Friday, January 24
Everyone got up early because everyone was awake, and Naa’s school started at 8:30. We spent the morning doing nothing very much on the surface, and a lot of things underneath.
We learned that we may very well get permission to bury Auo on Monday or Tuesday, because it is now almost certain that there will be no need to perform an autopsy. The doctor Irma spoke with said that the cause of death was obvious, and confirmed that it was also very, very rare.
It has been snowing all morning, the kind of slowly falling flakes that appear in movies. I am sitting in Auo’s room at her desk looking out of the window at the house behind us; the house that is totally hidden by leaves in the summer.
Soon we will go on a short tour of undertakers and eventually decide on the third. The woman in the first one gave the impression that she wanted to take over everything and that Irma would have to fight to have any input in the process at all. The woman in the second one was like a parody of a funeral director. She was “sad” from the moment we walked in and even cocked her head to one side to show us how deeply she felt our plight. The woman in the third one dealt with us flatly, in Irma’s phrase: she asked what we wanted her to do and what we wanted to do ourselves, and then worked out the price.

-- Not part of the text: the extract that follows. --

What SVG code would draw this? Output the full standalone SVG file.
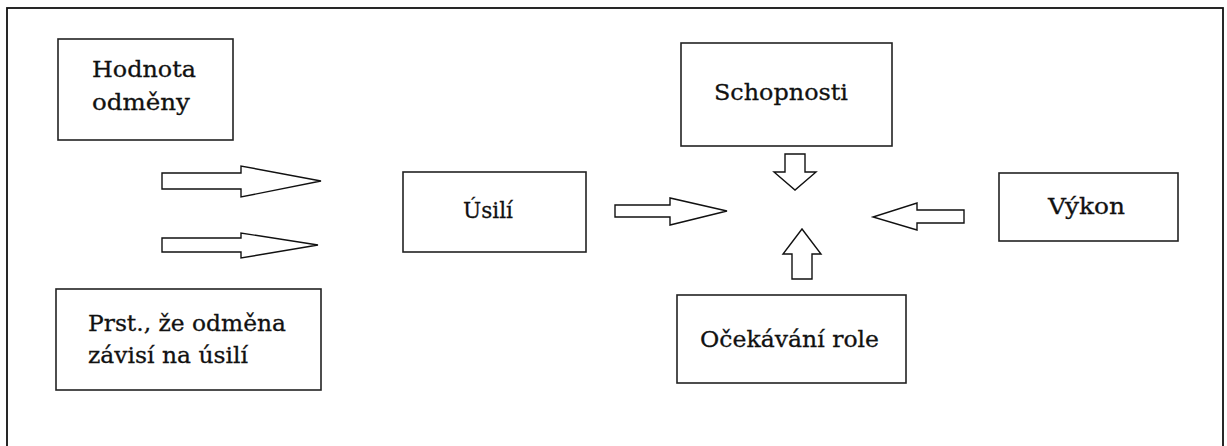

So its HOK Elanto for us; although we will both feel compelled to remind each other that we would rather have nobody at all; we would rather that this whole business was unnecessary because Auo was by now almost fully recovered.
In the evening Jutta will phone and I will be happy to hear her voice. Then the parents of Auo’s friends will arrive en masse for a session whose purpose I am unclear about. They will be here about two and a half hours (although one parent will arrive an hour early leaving me feeling uncomfortably claustrophobic), and we will tell them what has happened, why it happened, how statistically unlikely it was, and how we are trying to cope. It will become clear that some of Auo’s friends are almost overwhelmed by feelings of loss and hopelessness, and that some of their parents really need this information in order to comfort them. By the end I will be very glad they came.
The day, though, will leave me profoundly tired and depressed. I will go to bed aching from head to toe with what Kari Hyyrynen has assured me is only muscular stress.